Je n'ai jamais été tenté de parodier les maîtres du marxisme, et pour autant qu'on puisse se servir de leurs précieux enseignements, force est de constater qu'ils commencent à dater et que dans bien des cas ils nous sont peu utiles un siècle ou un siècle et demi plus tard, hormis nous montrer l'orientation dont nous ne devons pas dévier sous peine d'abandonner notre objectif, il nous revient donc d'écrire la suite en nous inspirant de la réalité, en nous emprègnant de la situation, en s'octroyant le droit à l'erreur, c'est la moindre des choses.

On se sent bien seul parfois, incompris, ployant sous des critiques pour la plupart injustes, ce qu'on peut comprendre tant la situation semble inextricable ou désespérée, il y a de quoi en perdre la tête !

Je me suis souvenu d'un autre passage de Trotsky qui pourrait convenir à notre situation :

L. Trotsky : Oeuvres - avril 1939

- "Oui, la question est de savoir pourquoi nous ne progressons pas en fonction de la valeur de nos idées, qui ne sont pas aussi dénuées de sens que le croient certains de nos amis. Nous ne progressons pas politiquement. Ce fait est l'expression du recul général du mouvement ouvrier dans les quinze dernières années. Quand le mouvement révolutionnaire décline de façon générale, quand une défaite suit une autre défaite, quand le fascisme s'étend sur le monde entier, quand le marxisme officiel s’incarne dans la plus formidable machine à duper les travailleurs, il va de soi que les révolutionnaires ne peuvent travailler que contre le courant historique général. Et cela, quand bien même leurs idées sont aussi intelligentes et exactes qu'on peut le souhaiter. C'est que les masses ne font pas leur éducation à travers des pronostics ou des conceptions théoriques, mais à travers l'expérience générale de leur vie. C'est là l'explication globale : l'ensemble de la situation est contre nous."

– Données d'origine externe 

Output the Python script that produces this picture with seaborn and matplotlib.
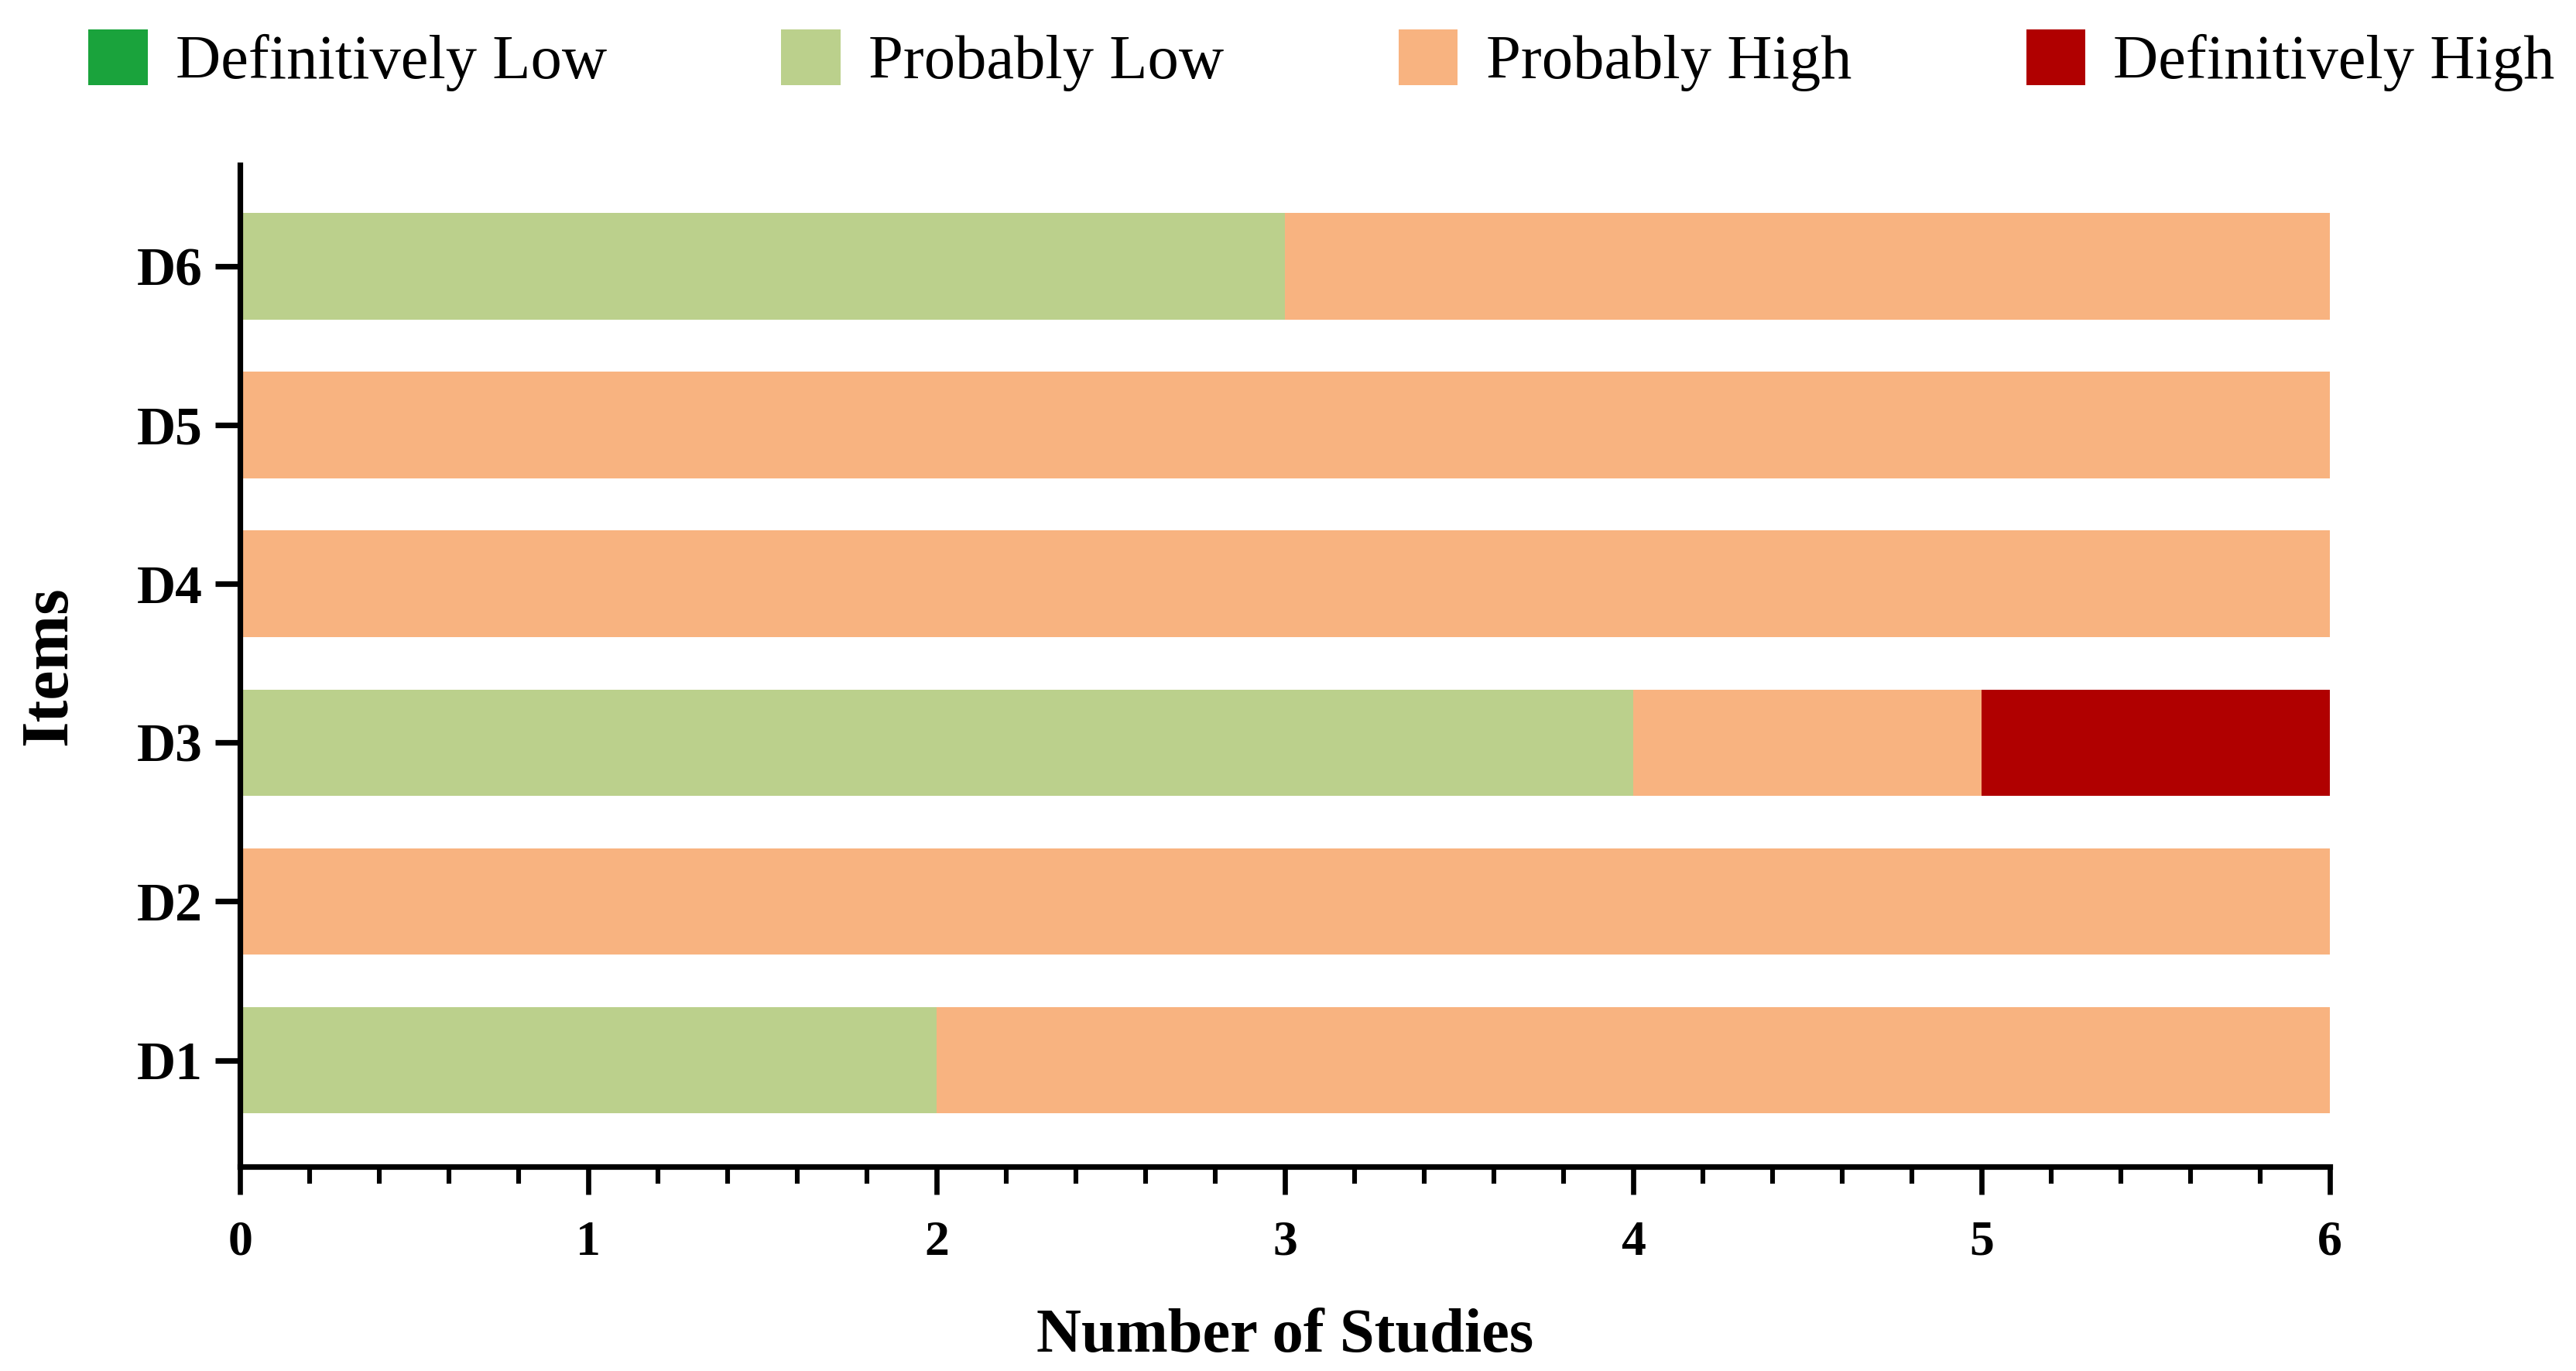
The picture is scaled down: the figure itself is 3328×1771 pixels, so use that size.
import seaborn as sns
import pandas as pd
import matplotlib.pyplot as plt
from matplotlib.patches import Patch
from matplotlib.ticker import MultipleLocator

# Risk of bias counts per item
items = ['D6', 'D5', 'D4', 'D3', 'D2', 'D1']
definitively_low = [0, 0, 0, 0, 0, 0]
probably_low = [3, 0, 0, 4, 0, 2]
probably_high = [3, 6, 6, 1, 6, 4]
definitively_high = [0, 0, 0, 1, 0, 0]

categories = ['Definitively Low', 'Probably Low', 'Probably High', 'Definitively High']
colors = ['#1aa33c', '#bbd08c', '#f8b380', '#b00000']

df = pd.DataFrame({
    'item': items,
    'Definitively Low': definitively_low,
    'Probably Low': probably_low,
    'Probably High': probably_high,
    'Definitively High': definitively_high,
})

# Cumulative sums so the stacked bars can be drawn back to front
cum = df[categories].cumsum(axis=1)
cum['item'] = df['item']

sns.set_style('white')
plt.rcParams['font.family'] = ['Liberation Serif', 'DejaVu Serif']
plt.rcParams.update({'text.color': 'black', 'axes.labelcolor': 'black',
                     'xtick.color': 'black', 'ytick.color': 'black'})

fig = plt.figure(figsize=(16.64, 8.855), dpi=200)
ax = fig.add_axes([0.0932, 0.149, 0.8113, 0.731])

for cat, col in reversed(list(zip(categories, colors))):
    sns.barplot(data=cum, x=cat, y='item', order=items, color=col,
                width=0.67, saturation=1, linewidth=0, ax=ax)

ax.set_xlim(0, 6)
ax.set_ylim(5.67, -0.64)
ax.xaxis.set_major_locator(MultipleLocator(1))
ax.xaxis.set_minor_locator(MultipleLocator(0.2))

for side in ['top', 'right']:
    ax.spines[side].set_visible(False)
for side in ['left', 'bottom']:
    ax.spines[side].set_linewidth(2.6)
    ax.spines[side].set_color('black')

ax.tick_params(axis='x', which='major', direction='out', length=13, width=2.4,
               pad=12, labelsize=23, bottom=True, colors='black')
ax.tick_params(axis='x', which='minor', direction='out', length=8, width=2.2,
               bottom=True, colors='black')
ax.tick_params(axis='y', which='major', direction='out', length=11.5, width=2.6,
               pad=6, labelsize=25, left=True, colors='black')
for lab in ax.get_xticklabels() + ax.get_yticklabels():
    lab.set_fontweight('bold')

ax.set_xlabel('Number of Studies', fontsize=29, fontweight='bold', labelpad=20)
ax.set_ylabel('Items', fontsize=31, fontweight='bold', labelpad=26)

handles = [Patch(facecolor=c, edgecolor='none', label=l) for l, c in zip(categories, colors)]
fig.legend(handles=handles, loc='center', bbox_to_anchor=(0.513, 0.956), ncol=4,
           frameon=False, prop={'family': 'Liberation Serif', 'size': 29},
           handlelength=0.95, handleheight=1.0, handletextpad=0.45,
           columnspacing=2.8, labelcolor='black')

fig.savefig('out.png', dpi=200)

Si l'ensemble de la situation n'est pas contre nous, c'est la manière dont on l'aborde, dont on aborde les travailleurs qui peut donner cette impression de nos jours. C'est à mon avis le principal problème que nous avons à résoudre. Je considère que l'orientation politique du POID est correcte pour ce que j'en sais tout du moins, pour autant je ne pense pas que c'est de cette manière-là qu'il faut s'adresser aux travailleurs.

Avant de vouloir planter quoi que ce soit sur un terrain afin de récolter ensuite quelque chose, il faut commencer par le déminer, le dépolluer, l'assainir, si vous plantez des plantes saines sur un terrain impropre à la culture, il n'en sortira jamais rien de bon. Entre nous, je tiens cela de ma piètre expérience de jardinier qui a hérité d'un champ de cailloux, et qui a cru qu'il suffirait de retourner la terre dur comme du béton sur quelques dizaines de centimètres pour obtenir une merveilleuse récolte, des prunes ouais, soit les racines ont brûlées à cause de la chaleur, soit parce que l'eau stagnait, il aurait fallu creuser beaucoup plus profondément et je ne l'ai pas fait, moi seul suis responsable ! Creuser, creuser et creuser encore chaque question qui se pose à nous, c'est préférable...

Je terminerai par une petite histoire indienne.

Ma compagne Selvi m'a raconté il y a quelques jours, qu'autrefois son père touchait un salaire de 3 roupies par semaine, 12 roupies par mois, il y a de cela environ 33 ans, 12 roupies cela fait 12 centimes d'euro (1 euro = 70 à 75 roupies). Selvi avait 14 ans et venait d'accoucher de son premier enfant. A l'époque mon salaire devait être de 3.000 frs, soit 550 euros environ, soit 41.200 roupies. Elle a 6 frères et soeurs, et elle m'a raconté qu'à l'époque ils ne mangeaient pas tous les jours à leur faim où ils se contentaient d'un seul repas, c'est un grand mot, je vous passe les détails, tu m'étonnes, quelle misère noire !

Vous voyez le rapport entre 12 centimes d'euro et 550 euros, l'écart est plus gigantesque encore qu'entre un ouvrier français et un patron du CAC40. Cela donne à réfléchir, surtout quand on se repasse les discours politiques de cette époque, c'est à se demander sur quelle planète on vivait (et certains continuent de vivre et ils sont très nombreux) ! Maintenant quand on intègre ce genre de facteur dans notre réflexion, on porte forcément un autre regard sur les classes, la société, etc. on comprend mieux pourquoi et comment nous en sommes arrivés là.